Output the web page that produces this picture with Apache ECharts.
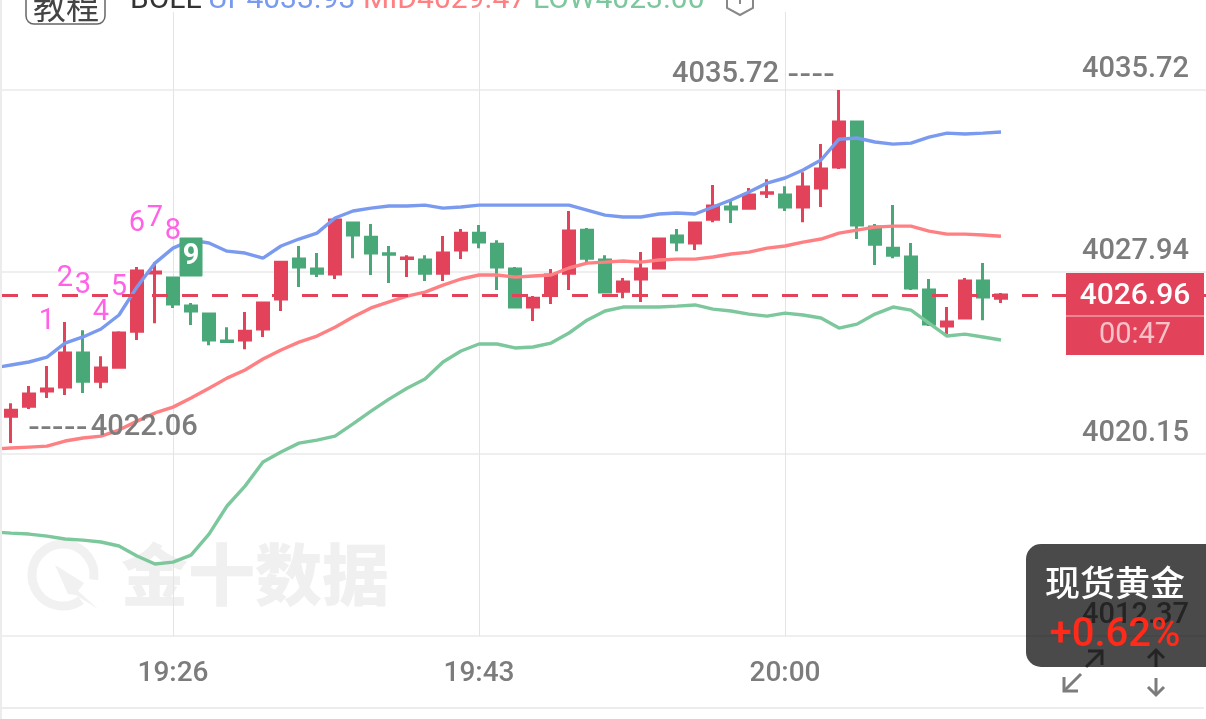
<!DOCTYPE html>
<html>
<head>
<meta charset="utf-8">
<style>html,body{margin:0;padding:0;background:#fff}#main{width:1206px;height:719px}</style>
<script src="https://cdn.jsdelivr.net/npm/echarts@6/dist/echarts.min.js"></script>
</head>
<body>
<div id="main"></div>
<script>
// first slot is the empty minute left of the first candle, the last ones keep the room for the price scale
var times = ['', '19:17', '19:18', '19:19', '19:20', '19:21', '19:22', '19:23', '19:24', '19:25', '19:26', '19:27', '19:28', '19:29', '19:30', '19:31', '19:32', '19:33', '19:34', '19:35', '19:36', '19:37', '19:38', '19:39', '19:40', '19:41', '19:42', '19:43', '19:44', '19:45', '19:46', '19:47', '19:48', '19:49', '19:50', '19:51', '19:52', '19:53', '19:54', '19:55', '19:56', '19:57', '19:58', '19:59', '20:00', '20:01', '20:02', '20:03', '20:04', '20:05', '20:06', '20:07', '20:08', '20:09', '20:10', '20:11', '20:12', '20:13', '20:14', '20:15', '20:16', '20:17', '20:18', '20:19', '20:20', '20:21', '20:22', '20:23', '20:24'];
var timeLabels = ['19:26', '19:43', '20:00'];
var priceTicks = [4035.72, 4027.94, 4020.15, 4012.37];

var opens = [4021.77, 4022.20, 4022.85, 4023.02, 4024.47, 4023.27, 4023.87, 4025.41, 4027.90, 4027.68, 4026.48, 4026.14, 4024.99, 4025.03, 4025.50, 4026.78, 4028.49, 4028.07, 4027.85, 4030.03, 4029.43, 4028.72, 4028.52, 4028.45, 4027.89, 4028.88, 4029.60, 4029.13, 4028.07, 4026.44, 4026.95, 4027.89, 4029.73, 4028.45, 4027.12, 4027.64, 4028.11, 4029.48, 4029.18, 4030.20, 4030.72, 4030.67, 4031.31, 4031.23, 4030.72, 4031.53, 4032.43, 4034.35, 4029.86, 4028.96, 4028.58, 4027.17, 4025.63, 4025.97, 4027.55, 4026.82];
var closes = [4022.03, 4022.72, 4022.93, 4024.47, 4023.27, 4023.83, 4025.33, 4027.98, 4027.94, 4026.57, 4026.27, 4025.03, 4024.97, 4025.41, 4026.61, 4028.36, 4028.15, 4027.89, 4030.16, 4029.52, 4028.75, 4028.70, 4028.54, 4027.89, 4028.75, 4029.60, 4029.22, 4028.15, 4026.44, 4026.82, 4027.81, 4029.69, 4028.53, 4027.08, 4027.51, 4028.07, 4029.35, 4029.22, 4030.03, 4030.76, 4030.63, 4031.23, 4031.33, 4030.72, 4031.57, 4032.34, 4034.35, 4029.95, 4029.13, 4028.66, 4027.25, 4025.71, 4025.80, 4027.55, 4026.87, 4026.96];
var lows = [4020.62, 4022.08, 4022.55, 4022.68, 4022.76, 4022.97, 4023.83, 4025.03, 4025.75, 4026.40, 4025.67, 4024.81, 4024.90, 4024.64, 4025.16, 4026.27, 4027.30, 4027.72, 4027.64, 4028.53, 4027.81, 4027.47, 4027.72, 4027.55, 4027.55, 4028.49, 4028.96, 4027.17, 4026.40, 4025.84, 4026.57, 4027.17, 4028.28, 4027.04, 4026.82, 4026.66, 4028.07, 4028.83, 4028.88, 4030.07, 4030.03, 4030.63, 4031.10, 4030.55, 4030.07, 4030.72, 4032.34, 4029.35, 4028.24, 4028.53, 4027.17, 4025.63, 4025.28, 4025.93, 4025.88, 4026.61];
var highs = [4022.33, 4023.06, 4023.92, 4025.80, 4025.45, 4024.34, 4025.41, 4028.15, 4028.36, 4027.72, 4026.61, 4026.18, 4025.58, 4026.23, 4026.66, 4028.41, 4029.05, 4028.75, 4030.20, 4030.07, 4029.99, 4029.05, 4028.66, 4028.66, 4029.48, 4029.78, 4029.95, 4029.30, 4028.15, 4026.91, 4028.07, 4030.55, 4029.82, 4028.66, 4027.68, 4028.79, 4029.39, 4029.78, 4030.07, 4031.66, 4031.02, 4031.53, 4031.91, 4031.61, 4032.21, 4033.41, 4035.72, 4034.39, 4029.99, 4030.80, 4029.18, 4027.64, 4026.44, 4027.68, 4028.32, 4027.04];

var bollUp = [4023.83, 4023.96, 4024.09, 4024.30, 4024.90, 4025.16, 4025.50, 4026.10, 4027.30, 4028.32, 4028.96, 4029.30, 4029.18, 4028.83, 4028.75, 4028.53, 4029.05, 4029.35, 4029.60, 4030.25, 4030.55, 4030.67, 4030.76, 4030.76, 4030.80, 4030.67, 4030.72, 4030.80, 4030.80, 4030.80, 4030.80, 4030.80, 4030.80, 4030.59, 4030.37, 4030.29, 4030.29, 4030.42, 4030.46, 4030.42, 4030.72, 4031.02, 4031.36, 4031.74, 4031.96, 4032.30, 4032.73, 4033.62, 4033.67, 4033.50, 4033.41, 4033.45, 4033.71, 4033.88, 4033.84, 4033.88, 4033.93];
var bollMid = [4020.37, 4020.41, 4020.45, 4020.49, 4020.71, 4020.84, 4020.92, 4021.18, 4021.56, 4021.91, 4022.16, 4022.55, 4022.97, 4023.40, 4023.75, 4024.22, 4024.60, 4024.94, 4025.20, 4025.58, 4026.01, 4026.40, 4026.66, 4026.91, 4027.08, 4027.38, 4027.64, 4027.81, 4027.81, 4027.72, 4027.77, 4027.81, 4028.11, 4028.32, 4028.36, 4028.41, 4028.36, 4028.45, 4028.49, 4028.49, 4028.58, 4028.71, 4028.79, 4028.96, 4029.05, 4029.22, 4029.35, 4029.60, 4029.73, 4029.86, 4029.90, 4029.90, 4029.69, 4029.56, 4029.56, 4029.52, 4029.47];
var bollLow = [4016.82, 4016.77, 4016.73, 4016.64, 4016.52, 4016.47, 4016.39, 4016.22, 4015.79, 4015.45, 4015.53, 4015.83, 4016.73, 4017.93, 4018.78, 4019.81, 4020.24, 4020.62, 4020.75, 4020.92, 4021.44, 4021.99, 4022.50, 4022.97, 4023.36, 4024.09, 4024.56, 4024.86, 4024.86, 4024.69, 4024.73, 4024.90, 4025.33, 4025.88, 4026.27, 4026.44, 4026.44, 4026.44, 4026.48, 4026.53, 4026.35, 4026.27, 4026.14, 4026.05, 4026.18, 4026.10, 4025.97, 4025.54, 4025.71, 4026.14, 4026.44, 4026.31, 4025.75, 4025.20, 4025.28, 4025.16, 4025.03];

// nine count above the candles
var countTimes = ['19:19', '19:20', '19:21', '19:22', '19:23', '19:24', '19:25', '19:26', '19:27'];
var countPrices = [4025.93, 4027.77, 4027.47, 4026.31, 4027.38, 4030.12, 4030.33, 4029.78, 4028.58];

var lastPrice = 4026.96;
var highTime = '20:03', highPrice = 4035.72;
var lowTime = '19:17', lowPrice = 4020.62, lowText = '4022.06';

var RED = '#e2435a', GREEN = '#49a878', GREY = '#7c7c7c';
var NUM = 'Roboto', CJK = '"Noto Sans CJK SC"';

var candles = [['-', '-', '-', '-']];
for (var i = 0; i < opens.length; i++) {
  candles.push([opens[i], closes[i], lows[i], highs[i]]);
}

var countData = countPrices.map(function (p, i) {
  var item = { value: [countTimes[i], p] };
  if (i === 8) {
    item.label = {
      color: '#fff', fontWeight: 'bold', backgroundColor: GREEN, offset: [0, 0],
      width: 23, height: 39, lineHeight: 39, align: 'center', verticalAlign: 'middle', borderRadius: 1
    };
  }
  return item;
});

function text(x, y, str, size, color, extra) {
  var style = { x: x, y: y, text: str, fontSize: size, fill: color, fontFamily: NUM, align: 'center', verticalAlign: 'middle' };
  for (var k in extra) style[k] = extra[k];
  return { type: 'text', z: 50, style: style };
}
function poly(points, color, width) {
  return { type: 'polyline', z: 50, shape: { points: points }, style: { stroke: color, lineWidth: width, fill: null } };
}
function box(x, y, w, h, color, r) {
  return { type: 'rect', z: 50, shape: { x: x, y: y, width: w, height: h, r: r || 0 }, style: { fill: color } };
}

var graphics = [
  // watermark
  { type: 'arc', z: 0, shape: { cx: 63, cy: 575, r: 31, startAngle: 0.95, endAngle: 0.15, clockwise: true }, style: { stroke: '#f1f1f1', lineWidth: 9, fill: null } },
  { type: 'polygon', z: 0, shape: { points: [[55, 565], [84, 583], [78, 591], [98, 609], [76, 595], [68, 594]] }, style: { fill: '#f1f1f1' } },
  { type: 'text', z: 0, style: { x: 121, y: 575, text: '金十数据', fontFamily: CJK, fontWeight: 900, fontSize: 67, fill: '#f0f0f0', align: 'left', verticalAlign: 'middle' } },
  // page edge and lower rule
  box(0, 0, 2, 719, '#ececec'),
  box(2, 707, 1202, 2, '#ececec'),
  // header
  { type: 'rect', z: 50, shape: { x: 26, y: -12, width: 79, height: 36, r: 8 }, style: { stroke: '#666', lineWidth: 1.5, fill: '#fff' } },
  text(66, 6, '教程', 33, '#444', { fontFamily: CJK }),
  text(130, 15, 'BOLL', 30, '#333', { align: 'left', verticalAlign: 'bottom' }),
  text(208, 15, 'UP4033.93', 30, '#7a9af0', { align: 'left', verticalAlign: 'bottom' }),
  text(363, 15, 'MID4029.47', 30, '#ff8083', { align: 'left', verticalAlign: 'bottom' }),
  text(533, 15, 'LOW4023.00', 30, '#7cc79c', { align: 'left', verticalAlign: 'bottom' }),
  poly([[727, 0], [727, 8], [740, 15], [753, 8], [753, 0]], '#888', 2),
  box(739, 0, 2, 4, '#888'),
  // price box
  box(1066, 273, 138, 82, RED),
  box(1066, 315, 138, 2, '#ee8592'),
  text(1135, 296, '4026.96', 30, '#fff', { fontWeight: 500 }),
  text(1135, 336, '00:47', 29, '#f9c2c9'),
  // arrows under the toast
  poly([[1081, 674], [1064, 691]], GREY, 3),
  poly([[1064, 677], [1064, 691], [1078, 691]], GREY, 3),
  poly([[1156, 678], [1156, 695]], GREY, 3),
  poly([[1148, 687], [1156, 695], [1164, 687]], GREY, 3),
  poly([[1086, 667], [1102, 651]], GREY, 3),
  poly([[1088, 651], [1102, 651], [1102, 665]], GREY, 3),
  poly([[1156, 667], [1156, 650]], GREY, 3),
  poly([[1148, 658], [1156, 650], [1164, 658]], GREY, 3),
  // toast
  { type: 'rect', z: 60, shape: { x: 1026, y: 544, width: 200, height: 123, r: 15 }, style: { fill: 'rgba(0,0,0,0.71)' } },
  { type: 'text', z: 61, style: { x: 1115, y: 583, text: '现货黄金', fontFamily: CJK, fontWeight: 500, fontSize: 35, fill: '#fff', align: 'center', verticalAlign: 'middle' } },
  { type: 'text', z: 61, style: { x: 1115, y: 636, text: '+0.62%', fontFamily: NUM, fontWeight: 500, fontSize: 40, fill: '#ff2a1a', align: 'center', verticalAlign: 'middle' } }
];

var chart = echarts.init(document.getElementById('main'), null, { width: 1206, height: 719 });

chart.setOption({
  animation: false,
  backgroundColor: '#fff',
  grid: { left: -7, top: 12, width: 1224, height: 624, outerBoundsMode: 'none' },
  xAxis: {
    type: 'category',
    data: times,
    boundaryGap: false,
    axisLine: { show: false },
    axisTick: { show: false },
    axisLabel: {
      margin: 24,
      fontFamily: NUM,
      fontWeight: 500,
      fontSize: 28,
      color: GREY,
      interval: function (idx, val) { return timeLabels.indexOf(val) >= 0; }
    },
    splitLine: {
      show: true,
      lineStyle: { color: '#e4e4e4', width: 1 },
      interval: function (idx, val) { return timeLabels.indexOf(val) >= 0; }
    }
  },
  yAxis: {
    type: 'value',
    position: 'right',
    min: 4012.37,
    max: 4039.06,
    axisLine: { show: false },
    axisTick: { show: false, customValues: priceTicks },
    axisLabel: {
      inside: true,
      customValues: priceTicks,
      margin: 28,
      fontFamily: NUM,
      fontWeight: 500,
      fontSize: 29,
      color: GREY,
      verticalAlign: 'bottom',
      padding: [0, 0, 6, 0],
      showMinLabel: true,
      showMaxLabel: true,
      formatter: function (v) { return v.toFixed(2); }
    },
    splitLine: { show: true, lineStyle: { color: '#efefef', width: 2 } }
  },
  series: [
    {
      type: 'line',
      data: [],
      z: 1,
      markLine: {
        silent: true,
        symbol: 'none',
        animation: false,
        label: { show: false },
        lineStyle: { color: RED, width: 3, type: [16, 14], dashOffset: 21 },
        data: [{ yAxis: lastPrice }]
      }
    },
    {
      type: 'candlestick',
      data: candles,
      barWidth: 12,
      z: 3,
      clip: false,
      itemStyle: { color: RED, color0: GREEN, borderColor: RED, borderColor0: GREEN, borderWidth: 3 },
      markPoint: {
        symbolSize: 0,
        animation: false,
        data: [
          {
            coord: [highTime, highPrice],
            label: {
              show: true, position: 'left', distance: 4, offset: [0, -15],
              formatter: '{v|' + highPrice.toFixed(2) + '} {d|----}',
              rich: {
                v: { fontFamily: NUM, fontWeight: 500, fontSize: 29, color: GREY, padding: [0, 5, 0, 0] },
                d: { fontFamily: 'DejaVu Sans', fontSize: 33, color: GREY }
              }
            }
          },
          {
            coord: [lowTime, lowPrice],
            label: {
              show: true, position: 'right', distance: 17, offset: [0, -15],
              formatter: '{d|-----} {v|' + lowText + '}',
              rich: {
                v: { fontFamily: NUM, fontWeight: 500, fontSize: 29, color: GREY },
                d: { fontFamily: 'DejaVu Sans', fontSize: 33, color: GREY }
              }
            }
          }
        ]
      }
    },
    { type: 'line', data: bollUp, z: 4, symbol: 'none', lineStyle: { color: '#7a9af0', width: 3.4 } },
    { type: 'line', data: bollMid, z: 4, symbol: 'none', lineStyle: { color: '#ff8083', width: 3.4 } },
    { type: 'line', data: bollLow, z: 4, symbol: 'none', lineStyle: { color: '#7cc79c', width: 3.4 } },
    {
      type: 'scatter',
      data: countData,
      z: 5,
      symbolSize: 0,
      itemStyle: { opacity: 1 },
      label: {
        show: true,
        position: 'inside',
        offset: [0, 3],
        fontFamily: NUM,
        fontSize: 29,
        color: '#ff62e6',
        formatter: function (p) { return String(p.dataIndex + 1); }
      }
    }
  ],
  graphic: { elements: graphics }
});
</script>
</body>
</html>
===============
Written exercise =>
In the lines above, locate the string "page". Copy every line where it occurs.

The reply =>
Output the web page that produces this picture with Apache ECharts.
  // page edge and lower rule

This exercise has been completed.